• Your instructions: Leaving out every picture, retype the lines below from the top through the one that contains "1500, interval: 200".
#####
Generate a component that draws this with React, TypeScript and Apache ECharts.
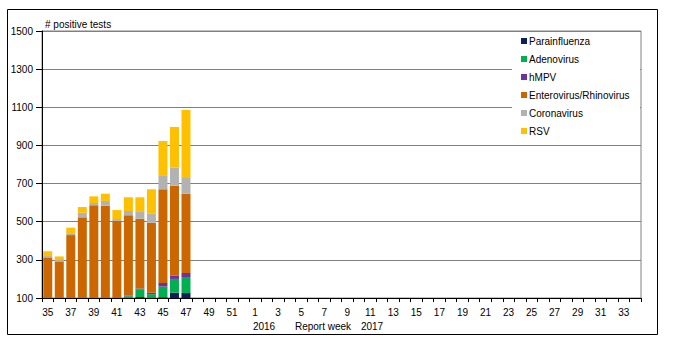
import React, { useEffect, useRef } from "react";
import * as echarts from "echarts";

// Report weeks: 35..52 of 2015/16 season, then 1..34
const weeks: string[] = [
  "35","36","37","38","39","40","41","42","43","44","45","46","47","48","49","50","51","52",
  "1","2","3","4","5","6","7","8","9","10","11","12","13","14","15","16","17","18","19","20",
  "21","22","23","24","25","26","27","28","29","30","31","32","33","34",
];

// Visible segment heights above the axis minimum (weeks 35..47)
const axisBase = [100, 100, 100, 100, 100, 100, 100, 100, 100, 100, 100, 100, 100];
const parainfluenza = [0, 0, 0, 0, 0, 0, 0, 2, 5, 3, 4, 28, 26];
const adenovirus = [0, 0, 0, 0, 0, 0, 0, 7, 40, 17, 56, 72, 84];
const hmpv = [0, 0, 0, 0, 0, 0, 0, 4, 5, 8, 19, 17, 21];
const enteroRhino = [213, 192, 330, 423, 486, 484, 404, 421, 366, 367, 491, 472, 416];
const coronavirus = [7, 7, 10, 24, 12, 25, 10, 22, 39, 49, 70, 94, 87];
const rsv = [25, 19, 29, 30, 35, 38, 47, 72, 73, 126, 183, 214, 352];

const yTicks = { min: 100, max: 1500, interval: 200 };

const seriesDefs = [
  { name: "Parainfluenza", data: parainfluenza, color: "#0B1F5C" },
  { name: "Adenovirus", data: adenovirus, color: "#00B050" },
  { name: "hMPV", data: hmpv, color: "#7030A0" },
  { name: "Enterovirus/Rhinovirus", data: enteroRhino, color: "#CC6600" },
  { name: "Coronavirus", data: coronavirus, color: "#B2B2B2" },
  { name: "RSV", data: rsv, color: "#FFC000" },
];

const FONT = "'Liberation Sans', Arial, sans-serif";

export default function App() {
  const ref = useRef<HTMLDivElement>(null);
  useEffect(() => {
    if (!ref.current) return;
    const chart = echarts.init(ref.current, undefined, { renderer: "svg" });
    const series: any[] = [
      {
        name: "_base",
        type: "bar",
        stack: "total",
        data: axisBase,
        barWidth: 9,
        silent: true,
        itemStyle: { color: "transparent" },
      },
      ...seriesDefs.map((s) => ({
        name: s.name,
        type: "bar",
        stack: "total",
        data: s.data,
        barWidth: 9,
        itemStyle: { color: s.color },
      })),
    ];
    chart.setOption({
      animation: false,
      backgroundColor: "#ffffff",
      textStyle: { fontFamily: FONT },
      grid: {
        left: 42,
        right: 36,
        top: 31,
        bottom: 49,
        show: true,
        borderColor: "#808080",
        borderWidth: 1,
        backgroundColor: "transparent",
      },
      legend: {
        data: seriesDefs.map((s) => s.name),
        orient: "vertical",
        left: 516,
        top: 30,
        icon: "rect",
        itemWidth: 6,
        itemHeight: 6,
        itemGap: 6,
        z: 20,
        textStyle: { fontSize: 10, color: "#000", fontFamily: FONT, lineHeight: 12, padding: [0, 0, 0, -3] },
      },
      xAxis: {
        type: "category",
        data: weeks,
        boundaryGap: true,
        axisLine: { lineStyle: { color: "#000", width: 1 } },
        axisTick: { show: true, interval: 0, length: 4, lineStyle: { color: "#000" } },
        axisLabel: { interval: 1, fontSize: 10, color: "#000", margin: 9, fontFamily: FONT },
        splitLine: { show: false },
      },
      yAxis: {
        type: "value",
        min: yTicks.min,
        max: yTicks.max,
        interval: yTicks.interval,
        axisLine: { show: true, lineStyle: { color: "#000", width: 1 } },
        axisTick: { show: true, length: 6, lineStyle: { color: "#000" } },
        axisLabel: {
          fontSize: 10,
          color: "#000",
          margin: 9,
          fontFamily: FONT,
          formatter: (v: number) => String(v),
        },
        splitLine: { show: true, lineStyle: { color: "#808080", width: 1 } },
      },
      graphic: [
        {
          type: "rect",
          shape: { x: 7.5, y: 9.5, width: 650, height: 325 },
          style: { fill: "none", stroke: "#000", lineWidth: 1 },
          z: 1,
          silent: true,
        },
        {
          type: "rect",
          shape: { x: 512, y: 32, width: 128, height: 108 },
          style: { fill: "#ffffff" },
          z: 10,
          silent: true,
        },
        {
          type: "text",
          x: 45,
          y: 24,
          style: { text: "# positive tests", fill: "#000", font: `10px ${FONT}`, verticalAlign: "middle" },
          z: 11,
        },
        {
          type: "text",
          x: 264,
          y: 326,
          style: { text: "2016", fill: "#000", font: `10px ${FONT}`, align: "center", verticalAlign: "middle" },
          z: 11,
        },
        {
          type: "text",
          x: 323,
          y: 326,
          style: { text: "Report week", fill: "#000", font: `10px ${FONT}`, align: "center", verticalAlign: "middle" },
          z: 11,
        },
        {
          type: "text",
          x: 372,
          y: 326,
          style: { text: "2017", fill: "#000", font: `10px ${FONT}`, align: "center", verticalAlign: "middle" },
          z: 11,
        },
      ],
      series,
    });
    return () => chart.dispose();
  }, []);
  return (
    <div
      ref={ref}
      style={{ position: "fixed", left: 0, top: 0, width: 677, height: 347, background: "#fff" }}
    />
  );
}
#####
• Answer to the exercise:
Generate a component that draws this with React, TypeScript and Apache ECharts.
import React, { useEffect, useRef } from "react";
import * as echarts from "echarts";

// Report weeks: 35..52 of 2015/16 season, then 1..34
const weeks: string[] = [
  "35","36","37","38","39","40","41","42","43","44","45","46","47","48","49","50","51","52",
  "1","2","3","4","5","6","7","8","9","10","11","12","13","14","15","16","17","18","19","20",
  "21","22","23","24","25","26","27","28","29","30","31","32","33","34",
];

// Visible segment heights above the axis minimum (weeks 35..47)
const axisBase = [100, 100, 100, 100, 100, 100, 100, 100, 100, 100, 100, 100, 100];
const parainfluenza = [0, 0, 0, 0, 0, 0, 0, 2, 5, 3, 4, 28, 26];
const adenovirus = [0, 0, 0, 0, 0, 0, 0, 7, 40, 17, 56, 72, 84];
const hmpv = [0, 0, 0, 0, 0, 0, 0, 4, 5, 8, 19, 17, 21];
const enteroRhino = [213, 192, 330, 423, 486, 484, 404, 421, 366, 367, 491, 472, 416];
const coronavirus = [7, 7, 10, 24, 12, 25, 10, 22, 39, 49, 70, 94, 87];
const rsv = [25, 19, 29, 30, 35, 38, 47, 72, 73, 126, 183, 214, 352];

const yTicks = { min: 100, max: 1500, interval: 200 };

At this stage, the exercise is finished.